Monday, September 15, 2008

Should You Attend a Cooking Academy?

When a new culinary school springs up (and there are currently about 750 in the U.S. alone), hundreds of prospective students flock to the campus, hoping they will become the next celebrity chef. But are these aspiring chefs making a wise career move or would they be better off forgoing school and getting a kitchen job in a real-world restaurant? Unfortunately, the answer is not a simple one and depends on the chef's level of experience.

The Novice Chef

With the surging popularity of restaurants helmed by celebrity chefs, high school students are enrolling in culinary schools at record rates. In fact, 38 percent of San Francisco's California Cooking Academy (CCA) applicants in 2004 were recent high school graduates, up from 22 percent in 1997.

Advantages

Most schools offer programs that range from a few weeks to several years and cover all aspects of the culinary arts: baking and pastry arts, hospitality and restaurant management, and wine studies. These schools also provide students with internships in culinary hot spots and the opportunity to operate all aspects of their on-campus restaurants. Needless to say, attending one of these cooking academies can be a valuable experience for a budding chef.

Students lacking either kitchen experience or culinary expertise will get the most out of classes from the second tier of cooking academies. Why the second tier? These often require little prior experience and cover all the fundamentals.

If and when students decide to attend one of these schools, they should steer clear of the common misconception that once you have a diploma, your restaurant career will take off. Therein lies the greatest disadvantage of any academy: unrealistic expectations.

Disadvantages

Many novices don't stop to think about the commitment necessary to succeed in the food-service industry. Even with training, it takes decades for a chef to master his craft. Plus, students who only have school experience will have trouble understanding how strenuous the day-to-day operations of a restaurant can be. Many chefs work 17 to 18 hours per day, 6 to 7 days per week, and finish each night doing the dishes, according to John Foley, a restaurant expert in Northern California and AllBusiness.com's restaurant advisor.

A second big disadvantage is cost. The CCA, for example, charges about $45,000 for just 15 months of instruction, and that's just for an associate's degree. In fact, a prospective student at a first-tier academy can expect tuition prices to be similar to that of a top university.
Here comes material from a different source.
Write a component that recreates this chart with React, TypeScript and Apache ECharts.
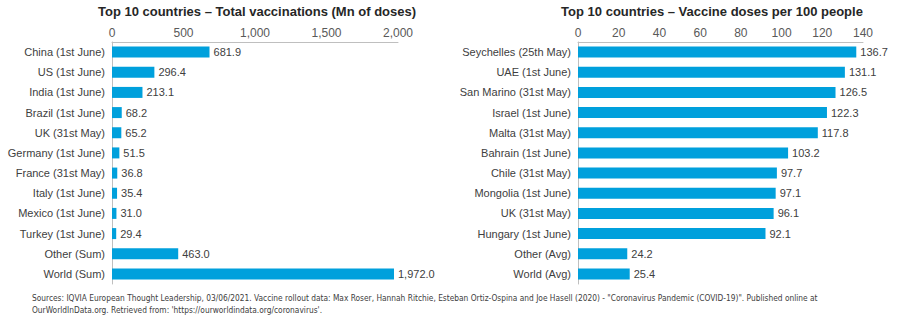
import React, { useEffect, useRef } from "react";
import * as echarts from "echarts";

const leftCategories = [
  "China (1st June)",
  "US (1st June)",
  "India (1st June)",
  "Brazil (1st June)",
  "UK (31st May)",
  "Germany (1st June)",
  "France (31st May)",
  "Italy (1st June)",
  "Mexico (1st June)",
  "Turkey (1st June)",
  "Other (Sum)",
  "World (Sum)",
];
const leftValues = [681.9, 296.4, 213.1, 68.2, 65.2, 51.5, 36.8, 35.4, 31.0, 29.4, 463.0, 1972.0];

const rightCategories = [
  "Seychelles (25th May)",
  "UAE (1st June)",
  "San Marino (31st May)",
  "Israel (1st June)",
  "Malta (31st May)",
  "Bahrain (1st June)",
  "Chile (31st May)",
  "Mongolia (1st June)",
  "UK (31st May)",
  "Hungary (1st June)",
  "Other (Avg)",
  "World (Avg)",
];
const rightValues = [136.7, 131.1, 126.5, 122.3, 117.8, 103.2, 97.7, 97.1, 96.1, 92.1, 24.2, 25.4];

const leftTitle = "Top 10 countries – Total vaccinations (Mn of doses)";
const rightTitle = "Top 10 countries – Vaccine doses per 100 people";
const sourceLine1 =
  "Sources: IQVIA European Thought Leadership, 03/06/2021. Vaccine rollout data: Max Roser, Hannah Ritchie, Esteban Ortiz-Ospina and Joe Hasell (2020) - \"Coronavirus Pandemic (COVID-19)\". Published online at";
const sourceLine2 = "OurWorldInData.org. Retrieved from: 'https://ourworldindata.org/coronavirus'.";

const BAR = "#00a0dc";
const FONT = "Liberation Sans, Arial, sans-serif";
const NARROW = "8.3px 'Liberation Sans Narrow', 'DejaVu Sans Condensed', Arial, sans-serif";

const fmt = (v: number, d: number) =>
  v.toLocaleString("en-US", { minimumFractionDigits: d, maximumFractionDigits: d });

export default function App() {
  const ref = useRef<HTMLDivElement>(null);
  useEffect(() => {
    if (!ref.current) return;
    const chart = echarts.init(ref.current, undefined, { renderer: "svg" });
    const xAxisCommon = {
      type: "value" as const,
      position: "top" as const,
      axisLine: { show: true, lineStyle: { color: "#bfbfbf", width: 1 } },
      axisTick: { show: false },
      splitLine: { show: false },
      axisLabel: {
        color: "#595959",
        fontFamily: FONT,
        fontSize: 12,
        margin: 3,
        formatter: (v: number) => fmt(v, 0),
      },
    };
    const yAxisCommon = {
      type: "category" as const,
      inverse: true,
      axisLine: { show: true, lineStyle: { color: "#bfbfbf", width: 1 } },
      axisTick: { show: false },
      axisLabel: { color: "#404040", fontFamily: FONT, fontSize: 11, margin: 7 },
    };
    const labelCommon = {
      show: true,
      position: "right" as const,
      distance: 4,
      color: "#404040",
      fontFamily: FONT,
      fontSize: 11,
    };
    const titleStyle = { fontFamily: FONT, fontSize: 13, fontWeight: "bold" as const, color: "#262626" };
    chart.setOption({
      animation: false,
      title: [
        { text: leftTitle, left: 257, top: 5, textAlign: "center", padding: 0, textStyle: titleStyle },
        { text: rightTitle, left: 712, top: 5, textAlign: "center", padding: 0, textStyle: titleStyle },
      ],
      grid: [
        { left: 112, right: 502, top: 42, bottom: 42 },
        { left: 578, right: 37, top: 42, bottom: 42 },
      ],
      xAxis: [
        { ...xAxisCommon, gridIndex: 0, min: 0, max: 2000, interval: 500 },
        { ...xAxisCommon, gridIndex: 1, min: 0, max: 140, interval: 20 },
      ],
      yAxis: [
        { ...yAxisCommon, gridIndex: 0, data: leftCategories },
        { ...yAxisCommon, gridIndex: 1, data: rightCategories },
      ],
      series: [
        {
          type: "bar",
          xAxisIndex: 0,
          yAxisIndex: 0,
          data: leftValues,
          barWidth: 11,
          itemStyle: { color: BAR },
          label: { ...labelCommon, formatter: (p: any) => fmt(p.value, 1) },
        },
        {
          type: "bar",
          xAxisIndex: 1,
          yAxisIndex: 1,
          data: rightValues,
          barWidth: 11,
          itemStyle: { color: BAR },
          label: { ...labelCommon, formatter: (p: any) => fmt(p.value, 1) },
        },
      ],
      graphic: [
        {
          type: "text",
          left: 32,
          top: 294,
          style: { text: sourceLine1, fill: "#404040", font: NARROW },
        },
        {
          type: "text",
          left: 32,
          top: 306,
          style: { text: sourceLine2, fill: "#404040", font: NARROW },
        },
      ],
    });
    return () => chart.dispose();
  }, []);
  return <div ref={ref} style={{ width: 900, height: 326, position: "absolute", left: 0, top: 0 }} />;
}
In some cases, students may amass a mountain of debt from a school that does not have a good reputation. Many cooking schools are built to make money and operate like a business, says Dan Watts, a former purchasing agent with the CCA. Students, he says, should realize that quality often takes a backseat to quantity in such schools, degrading the cooking academy into merely a diploma factory. Moreover, with the arrival of more schools and higher enrollment across the country, the weight a cooking academy diploma once held has been somewhat devalued.

To learn of a school's reputation, students should ask restaurant professionals if they would hire a graduate from the school they are considering, trying to find a consensus. There's also plenty of useful information on the Internet.

The Experienced Chef

A prospective student with an abundance of cooking experience can benefit from a first-tier school, where they will be able to sharpen kitchen skills as well as learn the financial side of the restaurant business.

Advantages

Experienced chefs are more likely to be accepted into a top school such as the Culinary Institute of America (CIA), which, in turn, may help them get a job at a top-tier restaurant. Part of the reason the CIA has maintained its reputation despite the proliferation of cooking academies is its nonprofit status. The school, with campuses in both New York and California, continuously reinvests its profits, building elite facilities and hiring only the best instructors. Also, the CIA and other comparable institutions offer their students the ability to pursue a bachelor's degree as well as an associate's degree.

With years of experience hiring and firing staff, John Foley swears by the graduates he's hired from the CIA. In 1991, Foley hired a Wisconsin dairy farmer turned CIA graduate to be his new chef. "He taught me so much about food, the procedures, the workings of a line, and how to serve 450 people on any given night," he says.

Foley, however, isn't nearly as confident in the CCA graduates he's dealt with. Ten years after that very successful hire, Foley interviewed a CCA graduate and asked, "Where did you learn to cook?" The interviewee answered, "I went to school at the CCA." Foley sighed and said, "Yes, but where did you learn to cook?" The difference in the quality of schools, according to Foley, is that the first-tier schools like the CIA give students incomparable instruction along with a realistic picture of the restaurant business.

While experienced chefs may already have excellent kitchen skills, they may not have the necessary business know-how. Schools such as the Restaurant School at Walnut Hill College teach students how to start a small business. Classes focus on the financial side (accounting, marketing, purchasing) as well as management (human resources, supervision).

Disadvantages

There are few downsides to attending a top-tier school, but the financial burden can be significant. In addition, there's always the trade-off of spending a year or so in school versus continuing to gain valuable experience in the real world. Poor instruction is also a risk, though the more elite schools are almost always staffed by experienced and capable instructors.

Attending a cooking academy can be a smart career move for both the experienced and the novice if the student is realistic about the hard work that follows graduation.

A student's dedication will make or break the journey; a cooking academy degree won't.